Much like “Target X,” the storyline revels in togetherness and family, while also holding a mirror to Laura, exploring who she could have and did become. Her efforts to bail out her “sisters” from an evil corporation is also an uphill battle, one involving a good deal of pain and self-reflection. The story might be a little trickier to adapt, seeing as Transigen’s main peeps bit the dust in Logan. Of course, you just can’t keep those evil cloners down.
Related: Hugh Jackman Supports X-23 Spinoff
Laura Kinney is one of Marvel’s most “original” characters of late. As a clone of Wolverine, she could’ve turned out as a bland knock-off of his gruff and gritty character, but thanks to a strong origin story from Craig Kyle, as well as character building from top writers like Liu and Taylor, she’s become one of the MU’s most engaging heroes. X-23’s debut, with props to the screenwriters and Keen’s intense performance, successfully transferred her to the big screen.

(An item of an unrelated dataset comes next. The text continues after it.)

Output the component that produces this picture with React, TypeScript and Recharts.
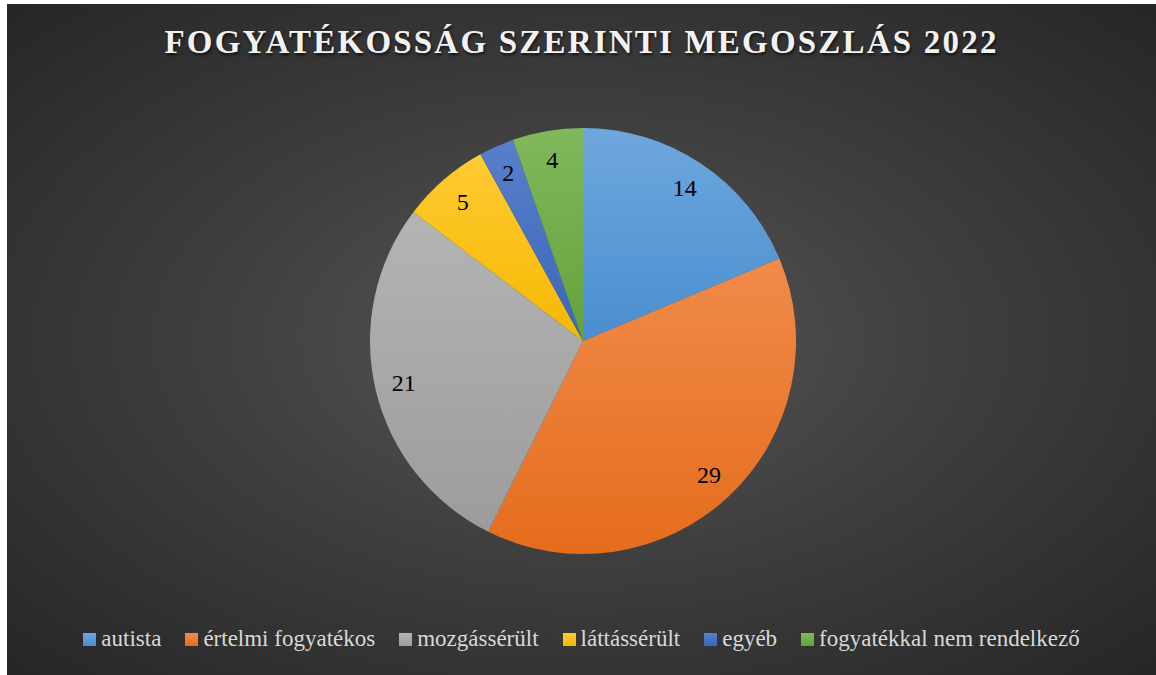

All the building blocks are in place, between numerous gripping four-color tales, the creative talents of James Mangold and Craig Kyle, and Dafne Keen’s impressive skills. Plus, Laura has connections to numerous in-development properties like X-Force and the Gambit movie, allowing her a good deal of in-universe range – even if team-ups may require a bit of time travel fudgery (although Cable can surely help with that). For sure, X-23 could enjoy a long, fruitful run through the superhero movie gauntlet.